- _GIVEN INSTRUCTION_
Starting with the first line below, extract each line through the one that contains "marker_line_width=0, showlegend=False))", inclusive, excluding pictures.

- _MATERIAL PROVIDED_
◆ ◆ ◆ ◆ ◆ ◆ ◆
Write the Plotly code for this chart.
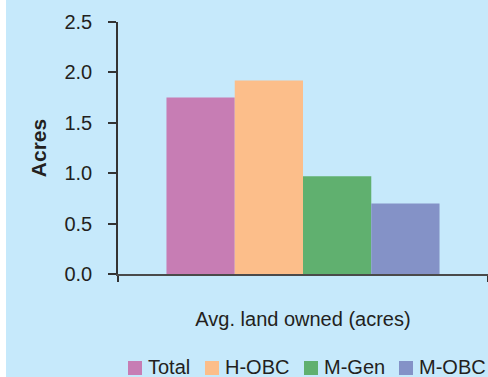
import plotly.graph_objects as go

CATEGORY = ["Avg. land owned (acres)"]
GROUPS = ["Total", "H-OBC", "M-Gen", "M-OBC"]
VALUES = [1.75, 1.92, 0.97, 0.70]
COLORS = ["#C77DB4", "#FCBE8A", "#60B06F", "#8492C7"]
Y_TICKS = [0.0, 0.5, 1.0, 1.5, 2.0, 2.5]
Y_TICKTEXT = ["0.0", "0.5", "1.0", "1.5", "2.0", "2.5"]
LEGEND_X = [128, 205, 304, 399]  # left edge of each key square, px

BG = "#C6E9FB"
INK = "#231F20"
FONT = dict(family="Liberation Sans, Arial, sans-serif", size=20, color=INK)

W, H = 488, 377
L, R, T, B = 118, 0, 22, 103
pw, ph = W - L - R, H - T - B
px = lambda v: (v - L) / pw          # pixel -> paper x
py = lambda v: (H - B - v) / ph      # pixel -> paper y

fig = go.Figure()
for name, val, col in zip(GROUPS, VALUES, COLORS):
    fig.add_trace(go.Bar(name=name, x=CATEGORY, y=[val], marker_color=col,
                         marker_line_width=0, showlegend=False))

# hand-placed key along the bottom, like the original
shapes = [dict(type="rect", xref="paper", yref="paper", layer="below",
               x0=px(0), x1=px(6), y0=-2, y1=2, fillcolor="white", line_width=0)]
annotations = []
for name, col, x0 in zip(GROUPS, COLORS, LEGEND_X):
    shapes.append(dict(type="rect", xref="paper", yref="paper",
                       x0=px(x0), x1=px(x0 + 14), y0=py(375), y1=py(361),
                       fillcolor=col, line_width=0))
    annotations.append(dict(text=name, xref="paper", yref="paper", x=px(x0 + 18),
                            y=py(367), xanchor="left", yanchor="middle",
                            showarrow=False, font=dict(size=20)))

fig.update_layout(
    width=W, height=H, margin=dict(l=L, r=R, t=T, b=B, pad=0),
    font=FONT, barmode="group", bargap=0.262, bargroupgap=0,
    paper_bgcolor=BG, plot_bgcolor=BG, showlegend=False,
    shapes=shapes, annotations=annotations,
)
fig.update_xaxes(showline=True, linecolor="#4A4A4A", linewidth=2, showgrid=False,
                 ticks="outside", tickson="boundaries", ticklen=6, tickcolor="#333",
                 tickwidth=1.5, ticklabelstandoff=26, automargin=False)
fig.update_yaxes(range=[0, 2.5], tickvals=Y_TICKS, ticktext=Y_TICKTEXT,
                 showline=True, linecolor="#333", linewidth=1.5, showgrid=False,
                 zeroline=False, ticks="outside", ticklen=8, tickcolor="#333",
                 tickwidth=1.5, ticklabelstandoff=12, automargin=False,
                 title=dict(text="<b>Acres</b>", font=dict(size=21), standoff=12))

fig.write_html("out.html", config={"displayModeBar": False},
               post_script="document.body.style.margin='0';")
◆ ◆ ◆ ◆ ◆ ◆ ◆
- _OUTPUT BELOW_
Write the Plotly code for this chart.
import plotly.graph_objects as go

CATEGORY = ["Avg. land owned (acres)"]
GROUPS = ["Total", "H-OBC", "M-Gen", "M-OBC"]
VALUES = [1.75, 1.92, 0.97, 0.70]
COLORS = ["#C77DB4", "#FCBE8A", "#60B06F", "#8492C7"]
Y_TICKS = [0.0, 0.5, 1.0, 1.5, 2.0, 2.5]
Y_TICKTEXT = ["0.0", "0.5", "1.0", "1.5", "2.0", "2.5"]
LEGEND_X = [128, 205, 304, 399]  # left edge of each key square, px

BG = "#C6E9FB"
INK = "#231F20"
FONT = dict(family="Liberation Sans, Arial, sans-serif", size=20, color=INK)

W, H = 488, 377
L, R, T, B = 118, 0, 22, 103
pw, ph = W - L - R, H - T - B
px = lambda v: (v - L) / pw          # pixel -> paper x
py = lambda v: (H - B - v) / ph      # pixel -> paper y

fig = go.Figure()
for name, val, col in zip(GROUPS, VALUES, COLORS):
    fig.add_trace(go.Bar(name=name, x=CATEGORY, y=[val], marker_color=col,
                         marker_line_width=0, showlegend=False))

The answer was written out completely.